With Justin headed to Paris for work, the guys mutually agree they still want to be in a relationship and still plan to get married, but will be allowed to have sex on the side while he is gone—just no sharing the details. Not that this requires a hard label, but the complete lack of the characters discussing what it could mean to open their relationship annoyed me. Michael does a bit of waffling over the idea that maybe Justin will find a hot young French man and end up dumping Michael, but the they never actively discuss much beyond “we’re cool with sleeping with other people for this short period.” Later on, after Michael actually does engage in sexual activity with others and lets Justin know during a phone conversation, Justin then plays the jealousy card—hanging up on Michael and not calling back. When they do touch base again, all is forgiven. Even that could have potentially lead into a deeper discussion about what they wanted out of their newly (temporarily?) opened relationship, but Converse then drops the whole entire theme.

Another issue I cannot wrap my brain around why so much time and attention is devoted to Michael’s tennis buddies. Converse bends over backwards to characterize this niche of gay men who play tennis and refer to each other with female names and female pronouns—yet offers only that these tennis players are not drag queens nor that any of this may stem from any gender queerness. It threw me for a loop that this outrageous band of sidekicks takes up so much time and attention only for one purpose: to lead our MC into the chance to have sex with other guys while his fiance is in Paris. After that, these characters never make another appearance (kind of like how the open relationship thing fell right off the radar).

Rather than building on the friendships, Converse insteads reintroduces a character called the Creeper, who was the main antagonist in the first book. To be fair, Michael has been having nightmares about the Creeper—a man who becomes obsessed with Michael’s stripper ego, Matt. These nightmares are possibly the one element of the story that are not a complete wash and they’re a known quantity from the very beginning of the book.
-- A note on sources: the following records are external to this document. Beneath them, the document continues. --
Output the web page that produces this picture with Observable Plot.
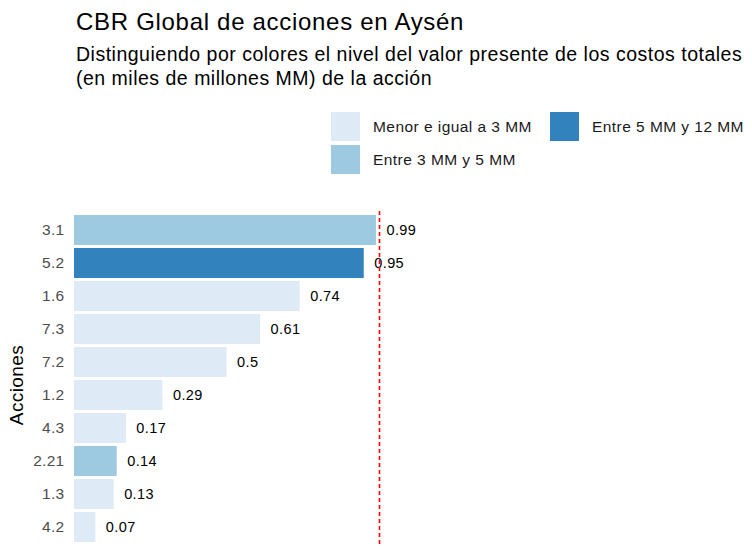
<!DOCTYPE html>
<html>
<head>
<meta charset="utf-8">
<script src="https://cdn.jsdelivr.net/npm/d3@7"></script>
<script src="https://cdn.jsdelivr.net/npm/@observablehq/plot@0.6"></script>
<style>
  body { margin: 0; background: #fff; font-family: "Liberation Sans", Arial, sans-serif; }
  #wrap { position: relative; width: 752px; height: 546px; overflow: hidden; }
  .title { position: absolute; left: 76px; top: 8px; font-size: 24px; line-height: 28px; letter-spacing: 0.7px; color: #000; white-space: nowrap; }
  .subtitle { position: absolute; left: 76px; top: 42px; font-size: 19.5px; line-height: 24px; letter-spacing: 0.5px; color: #000; white-space: nowrap; }
  .legend { position: absolute; left: 331px; top: 112px; font-size: 15.5px; letter-spacing: 0.45px; color: #1a1a1a; }
  .item { position: absolute; display: flex; align-items: center; white-space: nowrap; }
  .sw { width: 29px; height: 29px; margin-right: 13px; }
  .ylab { position: absolute; left: 17px; top: 385px; transform: translate(-50%, -50%) rotate(-90deg); font-size: 19px; letter-spacing: 0.4px; color: #000; white-space: nowrap; }
  #chart { position: absolute; left: 0; top: 200px; }
</style>
</head>
<body>
<div id="wrap">
  <div class="title">CBR Global de acciones en Aysén</div>
  <div class="subtitle">Distinguiendo por colores el nivel del valor presente de los costos totales<br>(en miles de millones MM) de la acción</div>
  <div class="legend" id="legend"></div>
  <div class="ylab">Acciones</div>
  <div id="chart"></div>
</div>
<script>
const acciones = ["3.1", "5.2", "1.6", "7.3", "7.2", "1.2", "4.3", "2.21", "1.3", "4.2"];
const cbr = [0.99, 0.95, 0.74, 0.61, 0.5, 0.29, 0.17, 0.14, 0.13, 0.07];
const nivel = [
  "Entre 3 MM y 5 MM", "Entre 5 MM y 12 MM", "Menor e igual a 3 MM", "Menor e igual a 3 MM",
  "Menor e igual a 3 MM", "Menor e igual a 3 MM", "Menor e igual a 3 MM", "Entre 3 MM y 5 MM",
  "Menor e igual a 3 MM", "Menor e igual a 3 MM"
];
const categorias = ["Menor e igual a 3 MM", "Entre 3 MM y 5 MM", "Entre 5 MM y 12 MM"];
const colores = ["#deebf7", "#9ecae1", "#3182bd"];
const umbral = [1];

const data = acciones.map((a, i) => ({accion: a, cbr: cbr[i], nivel: nivel[i]}));

const plot = Plot.plot({
  width: 752,
  height: 346,
  marginTop: 11,
  marginBottom: 0,
  marginLeft: 74,
  marginRight: 0,
  style: {fontFamily: "Liberation Sans, Arial, sans-serif", background: "transparent"},
  x: {domain: [0, 1], range: [74, 379], axis: null},
  y: {domain: acciones, padding: 0.1, label: null},
  color: {domain: categorias, range: colores},
  marks: [
    Plot.barX(data, {x: "cbr", y: "accion", fill: "nivel"}),
    Plot.text(data, {x: "cbr", y: "accion", text: d => String(d.cbr), textAnchor: "start", dx: 10, fontSize: 14.5, fill: "#000"}),
    Plot.ruleX(umbral, {stroke: "red", strokeDasharray: "4,3", strokeWidth: 1.6}),
    Plot.axisY({tickSize: 0, tickPadding: 10, fontSize: 15.5, color: "#4d4d4d", label: null})
  ]
});
document.getElementById("chart").appendChild(plot);
plot.querySelectorAll("[aria-label='y-axis tick label'] text").forEach(t => t.style.letterSpacing = "0.3px");
plot.querySelectorAll("[aria-label='text'] text").forEach(t => t.style.letterSpacing = "0.4px");

const cs = plot.scale("color");
const pos = [[0, 0], [0, 33], [219, 0]];
const leg = document.getElementById("legend");
categorias.forEach((c, i) => {
  const it = document.createElement("div");
  it.className = "item";
  it.style.left = pos[i][0] + "px";
  it.style.top = pos[i][1] + "px";
  const sw = document.createElement("div");
  sw.className = "sw";
  sw.style.background = cs.range[cs.domain.indexOf(c)];
  const t = document.createElement("span");
  t.textContent = c;
  it.appendChild(sw);
  it.appendChild(t);
  leg.appendChild(it);
});
</script>
</body>
</html>
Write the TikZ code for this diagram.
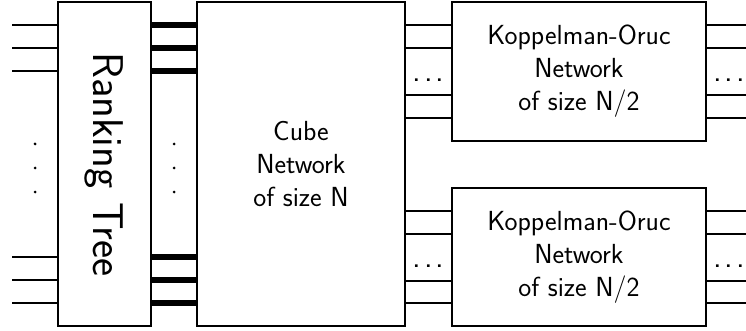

That said, when the Creeper himself reappears on page, it felt like a cookie-cutter repeat of what we learn happened in the first book. Obsessed stalker goes after Michael/Matt, obsessed stalker gets Michael/Matt, someone comes sailing in at the very last minute to save Michael/Matt.

In fact, the storycrafting left a lot to be desired as well. The resolution to the Creeper problem is morally ambiguous, but the dialogue that follows raises more red flags about the actual maturity of these characters. Even worse, Converse left in a scene where the Creeper attacks Michael with acid, but then completes the scene as if that never happened.

Overall, my impression is that these characters are woefully disappointing and Converse does not help develop them when he neglects to explore or even just adequately explain the orientation and possible gender identities presented. Converse pumps huge amounts of creativity into a group of people who fall by the wayside. Not even having read the first book, the final climactic scene felt like a rehashing of what went down in the first book (albeit with a more permanent resolution). Whatever enjoyment there is in Converse’s utilization of the nightmares to blur the lines between what’s real and what’s a dream is completely subsumed by a story that is otherwise erratically told, poorly edited, and lacks characters I could care about.